I am very fond of writing, and find myself doing it VERY often, but to define the word is a little difficult for me. Literally, "writing" as a verb would be defined as “to write” (obviously), but I was told never to use the word you're defining in the definition. More generally, "writing" (and again, this is my own personal definition) is an expression, or way of expression. It’s a way of portraying ideas, facts, beliefs, anything up to food recipes, so that your thoughts are apparent to other people. Writing is talking without voice. Unlike my concept of the term "technical", the term "writing" is very much dependent on interpretation. Some writing, such as facts or instructions, can't have much interpretation, but literature is completely dependent on how you comprehend what you've read. If I wrote "one must be empty in order to feel full", one could comprehend what I said as 'I have to go without everything in order to understand what truly fulfills me' or more literally 'If I go without eating until I'm starved, then I will understand the true feeling of "fullness" when I eat again.' Obviously these are two completely different ideas, which is why writing is very involved with interpretation.

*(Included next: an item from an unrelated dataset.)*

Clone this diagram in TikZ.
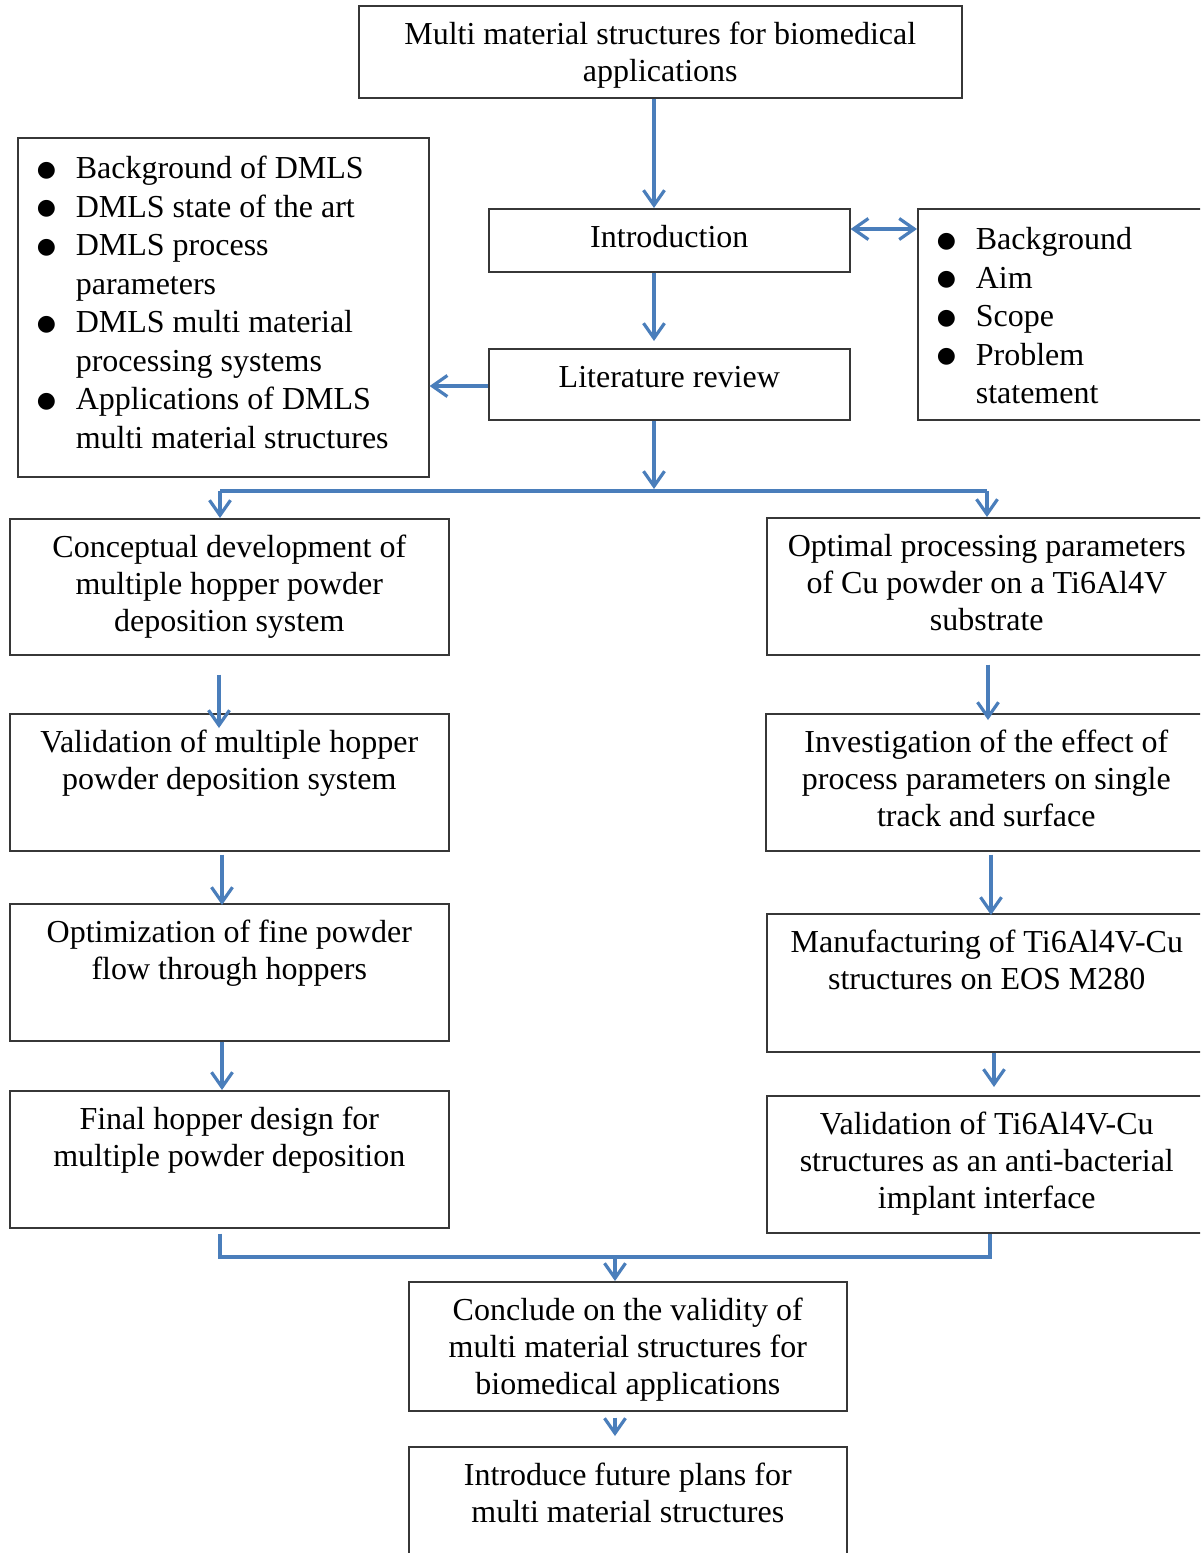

Hopefully, I will make it into Medical School upon graduating from Clemson University, so my "profession" of choice is a doctor/surgeon and my field in Biological Sciences. In this field, I think that technical writing is an extremely necessary and important part. It is the reports you have to write up on research projects, patients with all tests included, results, diagnoses, description of surgery (if surgery performed), insurance paperwork, etc. Every time I’ve been to the doctor, there has been a write up of a summary of my visit. Therefore, technical writing in my field of study (pre-medicine/biological sciences) is mostly defined as lab reports; whether it’s the report on a research project, or a report on a patient. There are facts (data of research findings, results of various medical tests, etc.) and there are interpretations (final diagnosis of patient, causes of sickness, interpretations of research data, ideas for future experiments to better resolve the research question, etc.). In other words, there is the “technical” parts, and the “writing” parts.